Are anonymity-seekers just like everybody else? An analysis of contributions to Wikipedia from Tor
Chau Tran, Kaylea Champion, Andrea Forte, Benjamin Mako Hill, Rachel Greenstadt
TL;DR
The paper analyzes Tor-origin edits to English Wikipedia to quantify their value when anonymity-seeking users are blocked. Using 11,363 Tor edits from 2007–2018 and time-matched controls (IP, First-time, Registered editors), the authors examine reversion rates, persistent content, manual labels, and ORES classifications to assess quality. They find that Tor edits are generally similar in quality to non-Tor unregistered edits but exhibit higher revert and controversy activity, with topic preferences distinct from other editors. After 2013, improvements in blocking reduce Tor edits, yet the study suggests that allowing controlled anonymity-enabled contributions could benefit Wikipedia and society, prompting design options beyond outright bans.
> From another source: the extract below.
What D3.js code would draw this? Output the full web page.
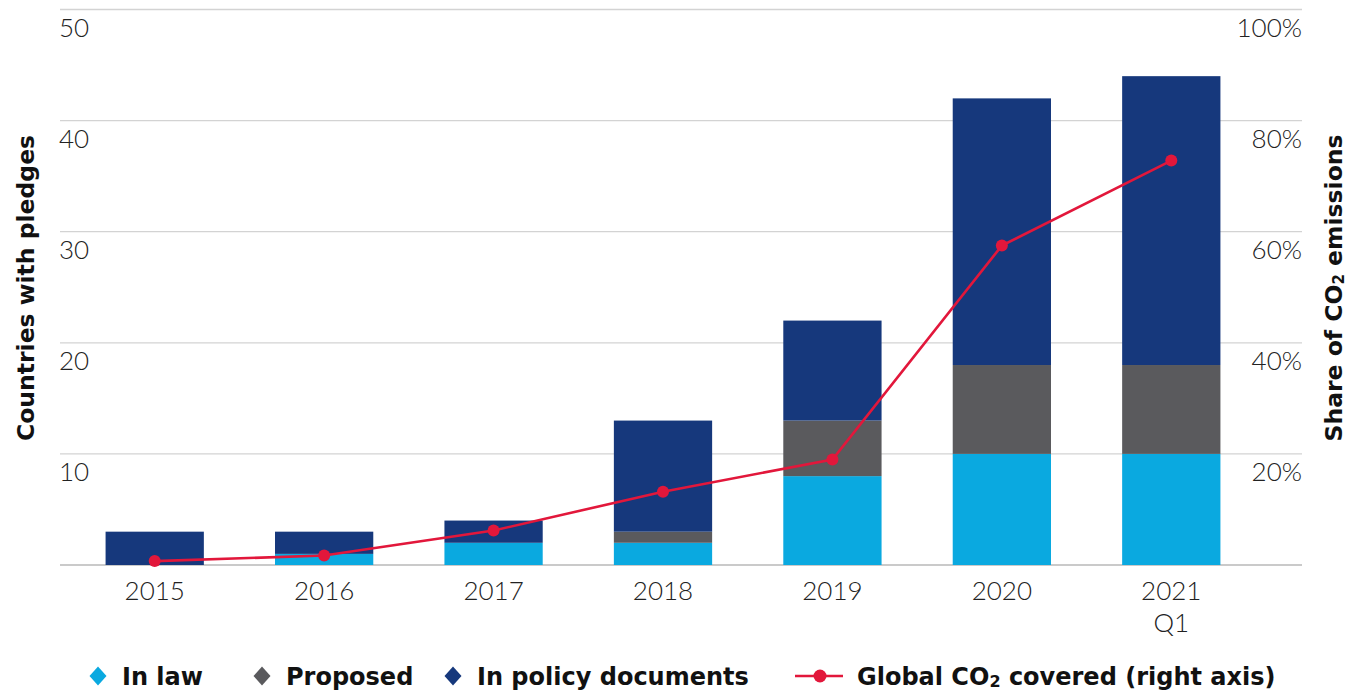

Overall, the work provides a data-driven perspective on the trade-offs of blocking anonymity and offers evidence to inform policy and tooling improvements for trusted anonymous participation.
Abstract
User-generated content sites routinely block contributions from users of privacy-enhancing proxies like Tor because of a perception that proxies are a source of vandalism, spam, and abuse. Although these blocks might be effective, collateral damage in the form of unrealized valuable contributions from anonymity seekers is invisible. One of the largest and most important user-generated content sites, Wikipedia, has attempted to block contributions from Tor users since as early as 2005. We demonstrate that these blocks have been imperfect and that thousands of attempts to edit on Wikipedia through Tor have been successful. We draw upon several data sources and analytical techniques to measure and describe the history of Tor editing on Wikipedia over time and to compare contributions from Tor users to those from other groups of Wikipedia users. Our analysis suggests that although Tor users who slip through Wikipedia's ban contribute content that is more likely to be reverted and to revert others, their contributions are otherwise similar in quality to those from other unregistered participants and to the initial contributions of registered users.